Friendly fun from Marvel’s miniature heroes

- By Tim Robey

Film Ant-man and the Wasp 12A cert, 118 min ★★★★★

Dir Peyton Reed Starring Paul Rudd, Evangeline Lilly, Michael Douglas, Michelle Pfeiffer, Michael Peña, Laurence Fishburne

Measured against the intergalac­tic teaming-up and cosmos-saving of their fellow avengers in the Marvel Cinematic Universe, Ant-man (Paul Rudd) and The Wasp (Evangeline Lilly) are pleasingly occupied nowhere but in their own back yard.
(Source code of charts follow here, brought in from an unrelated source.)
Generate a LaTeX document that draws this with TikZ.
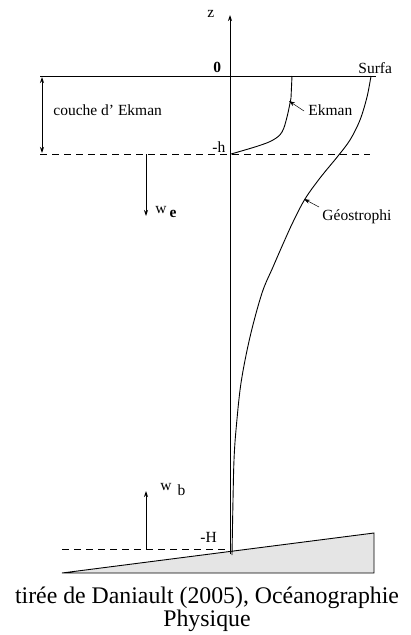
\documentclass[tikz,border=0pt]{standalone}
\usepackage{fontspec}
\setmainfont{Liberation Serif}
\setsansfont{Liberation Sans}
\usetikzlibrary{arrows.meta}
\begin{document}
\begin{tikzpicture}[x=1pt,y=-1pt,
  line width=0.9pt,
  lbl/.style={font=\fontsize{15.5}{17}\selectfont, inner sep=0pt, anchor=base west},
  tip/.style={-{Stealth[length=6pt,width=4pt]}},
  dtip/.style={{Stealth[length=6pt,width=4pt]}-{Stealth[length=6pt,width=4pt]}},
  dashline/.style={dash pattern=on 7pt off 5pt}]
\useasboundingbox (0,0) rectangle (410,635);
% coordinates
\coordinate (axb) at (230,554);
\coordinate (axt) at (230,15);
\coordinate (sL) at (40,76);
\coordinate (sR) at (376,76);
\coordinate (hL) at (40,154);
\coordinate (hR) at (370,154);
\coordinate (HL) at (62,549);
\coordinate (HR) at (228,549);
% seabed wedge
\filldraw[fill=black!10] (62,573) -- (374,533) -- (374,573) -- cycle;
% axis
\draw[tip] (axb) -- (axt);
\node[lbl] (z) at (207,17) {z};
% surface
\draw (sL) -- (sR);
\node[lbl, font=\bfseries\fontsize{15.5}{17}\selectfont] (zero) at (213,72) {0};
\node[lbl] (surf) at (358,73) {Surfa};
% Ekman layer
\draw[dashline] (hL) -- (hR);
\coordinate (cT) at (42,77);
\coordinate (cB) at (42,153);
\draw[dtip] (cT) -- (cB);
\node[lbl] (couche) at (53,115) {couche d' Ekman};
\node[lbl] (mh) at (212,152) {-h};
% Ekman profile
\draw (292,76) -- (291,98) plot[smooth, tension=0.6] coordinates {(291,98) (287,117) (282,132) (273,140) (258,146) (231,154)};
\coordinate (ekc) at (289,101);
\node[lbl] (ekman) at (308,115) {Ekman};
\coordinate (eka) at (304,111);
\draw[tip, line width=0.5pt] (eka) -- (ekc);
% Geostrophic profile
\draw plot[smooth, tension=0.55] coordinates {(371,76) (367,97) (360,120) (350,140) (338,156) (320,178) (305,199) (293,222) (283,244) (273,267) (262,293) (250,337) (241,383) (236,430) (234,460) (233,500) (232,555)};
\coordinate (gec) at (304,199);
\node[lbl] (geo) at (322,220) {Géostrophi};
\coordinate (geoa) at (319,207);
\draw[tip, line width=0.5pt] (geoa) -- (gec);
% w_e
\coordinate (weT) at (146,154);
\coordinate (weB) at (146,216);
\draw[tip] (weT) -- (weB);
\node[lbl] (we) at (155,213) {w\hspace{3pt}\raisebox{-4pt}{\bfseries e}};
% bottom
\draw[dashline] (HL) -- (HR);
\node[lbl] (mH) at (200,542) {-H};
\coordinate (wbB) at (146,549);
\coordinate (wbT) at (146,491);
\draw[tip] (wbB) -- (wbT);
\node[lbl] (wb) at (160,490) {w\hspace{6pt}\raisebox{-5pt}{b}};
% caption
\node[font=\fontsize{23.8}{23}\selectfont, align=center, inner sep=0pt, anchor=north] (cap) at (207,586) {tirée de Daniault (2005), Océanographie\\Physique};
\end{tikzpicture}
\end{document}
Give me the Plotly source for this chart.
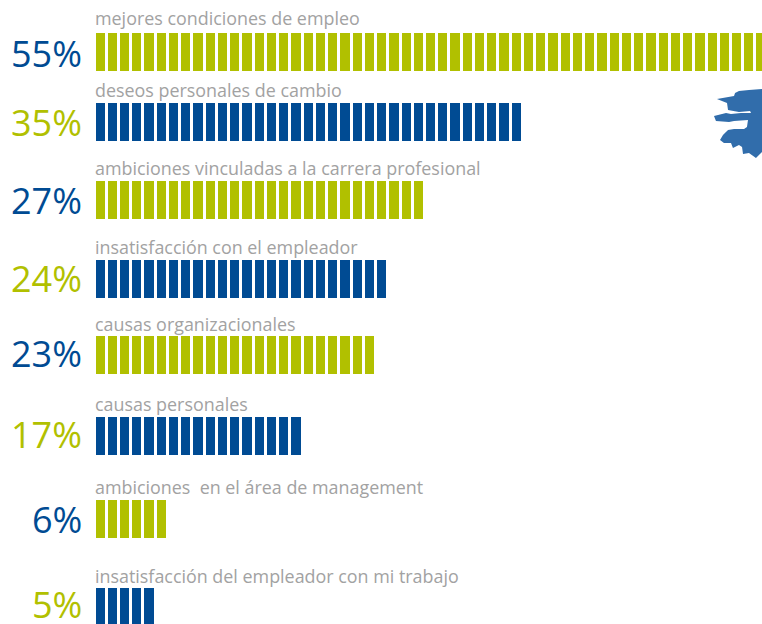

They’re like the superheroe­s next door, affably tinkering around with the quantum mechanics that let them miniaturis­e or enlarge each other at will.

The story here involves The Wasp trying to get her mother back, after the realisatio­n of her physicist father (Michael Douglas) that it may be possible to retrieve her from the molecular purgatory into which she vanished years earlier. To recap: Douglas’s Hank Pym and his wife Janet (Michelle Pfeiffer) were the original Ant-man and the original Wasp.

The obstacles come in unlikely shapes – the Feds are only part of the problem. There’s also a blackmarke­teer trying to get his hands on their technology, and a villain called Ghost, lacking solid shape after an experiment gone haywire, who believes her only hope of a cure is extracting Pfeiffer’s quantum essence.

Ant-man and the Wasp competes with Thor: Ragnarok for being the closest to pure, throwaway fun from the recent Marvel crop. But it supplies something warmer and cosier: a Marvel film giving off the repeated vibe that in some other space and time, Pixar might have made it.